The Liberal Democrat leader said he wanted Chancellor George Osborne to take advantage of the improving economy to raise the threshold at which people start paying income tax to at least £10,500 before the next general election in May 2015.
At the same time, he criticised the Conservatives for their "ideological" commitment to a permanently smaller state.
Mr Clegg said his plan to raise the personal allowance would be worth £100 a year to 24 million ordinary rate taxpayers while taking about half-a-million people out of income tax altogether.
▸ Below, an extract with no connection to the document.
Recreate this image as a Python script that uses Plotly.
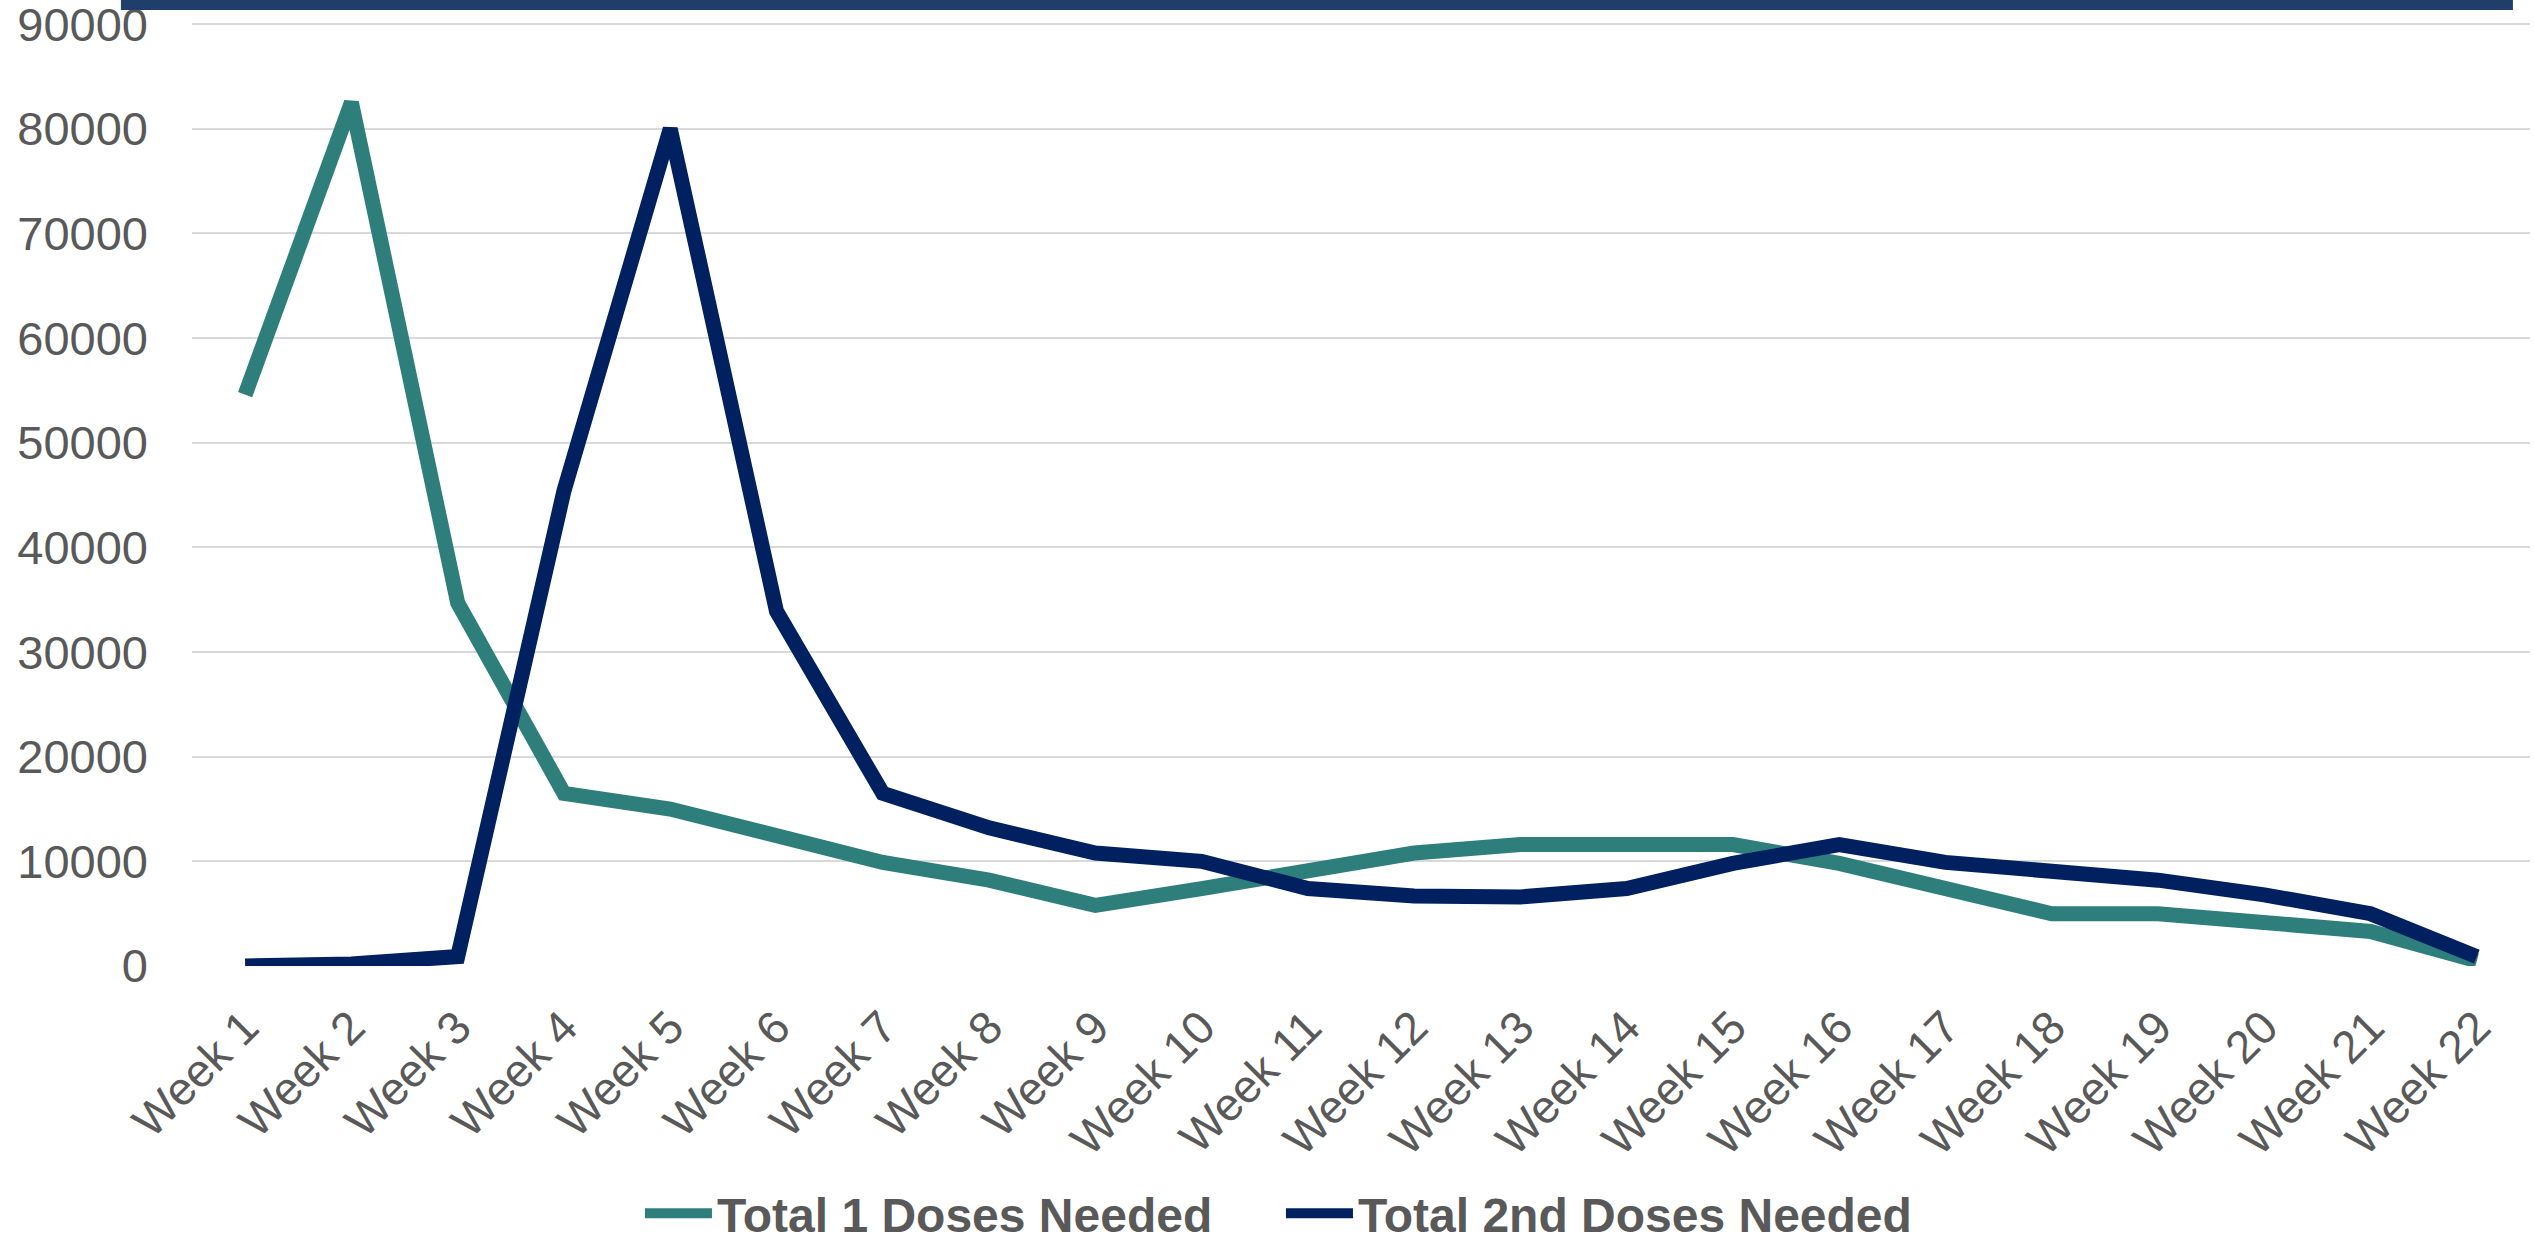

"As the recovery is finally taking hold I think it is important that as many people as possible feel they are benefiting from it," he told BBC1's The Andrew Marr Show. "Of course, I need to persuade my Conservative coalition partners. In the past, the Conservatives have tended to have a different set of tax priorities."
While the Lib Dems have seen the coalition achieve their manifesto commitment to raise the personal allowance to £10,000 - which was finally reached in the last Budget in March - Mr Clegg said he had to fight the Tories all the way.
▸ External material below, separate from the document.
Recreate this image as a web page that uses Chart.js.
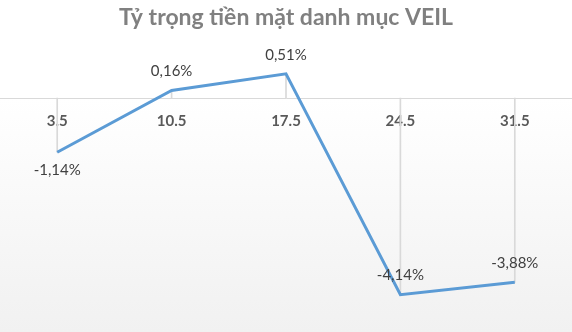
<!DOCTYPE html>
<html>
<head>
<meta charset="utf-8">
<script src="https://cdn.jsdelivr.net/npm/chart.js@4.4.0/dist/chart.umd.min.js"></script>
<style>
  html, body { margin: 0; padding: 0; }
  #wrap { width: 572px; height: 332px; position: relative;
    background: linear-gradient(to bottom, #ffffff 0%, #ffffff 30%, #f1f1f1 100%); }
  canvas { display: block; }
</style>
</head>
<body>
<div id="wrap"><canvas id="c" width="572" height="332"></canvas></div>
<script>
const categories = ['3.5', '10.5', '17.5', '24.5', '31.5'];
const cashWeight = [-1.14, 0.16, 0.51, -4.14, -3.88];
const labelText = ['-1,14%', '0,16%', '0,51%', '-4,14%', '-3,88%'];
const labelAbove = [false, true, true, true, true];
const titleText = 'Tỷ trọng tiền mặt danh mục VEIL';

const dropLines = cashWeight.map(v => [0, v]);

const dataLabelPlugin = {
  id: 'dataLabels',
  afterDatasetsDraw(chart) {
    const meta = chart.getDatasetMeta(1);
    const ctx = chart.ctx;
    ctx.save();
    ctx.font = '15px Lato';
    ctx.fillStyle = '#404040';
    ctx.textAlign = 'center';
    ctx.textBaseline = 'middle';
    meta.data.forEach((pt, i) => {
      const dy = labelAbove[i] ? -19 : 18;
      ctx.fillText(labelText[i], pt.x, pt.y + dy);
    });
    ctx.restore();
  }
};

new Chart(document.getElementById('c'), {
  data: {
    labels: categories,
    datasets: [
      {
        type: 'bar',
        data: dropLines,
        backgroundColor: '#d9d9d9',
        barThickness: 1,
        order: 2
      },
      {
        type: 'line',
        data: cashWeight,
        borderColor: '#5b9bd5',
        borderWidth: 3,
        pointRadius: 0,
        tension: 0,
        fill: false,
        order: 1
      }
    ]
  },
  options: {
    responsive: false,
    animation: false,
    layout: { padding: { left: 0, right: 0, top: 0, bottom: 25 } },
    plugins: {
      legend: { display: false },
      tooltip: { enabled: false },
      title: {
        display: true,
        text: titleText,
        color: '#808080',
        font: { family: 'Lato', size: 23, weight: 'bold' },
        padding: { top: 4, bottom: 19 }
      }
    },
    scales: {
      x: {
        position: { y: 0 },
        offset: true,
        grid: { display: true, color: 'rgba(0,0,0,0)', drawTicks: false },
        border: { display: true, color: '#d9d9d9', width: 1 },
        ticks: {
          color: '#595959',
          font: { family: 'Lato', size: 15, weight: 'bold' },
          padding: 14
        }
      },
      y: {
        display: false,
        min: -4.4,
        max: 1.0
      }
    }
  },
  plugins: [dataLabelPlugin]
});
</script>
</body>
</html>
"I have had to argue for each step in the increase in the allowance. The Conservatives before the election felt this was not an affordable policy. I've insisted all along that it is affordable," he said.Mr Clegg said he believed that a further increase in the personal allowance could be funded by a levy - such as a "mansion tax" on the very wealthiest - but the Conservatives were opposed.
In a further move to distance himself from the Tories, he rejected David Cameron's call in his Guildhall speech last week for a "permanently" smaller state sector.
"You have this view from the right that taxes should never go up and that you should be shrinking the state to an ever smaller size in an ideological way. I don't think we should be ideological about this," he said.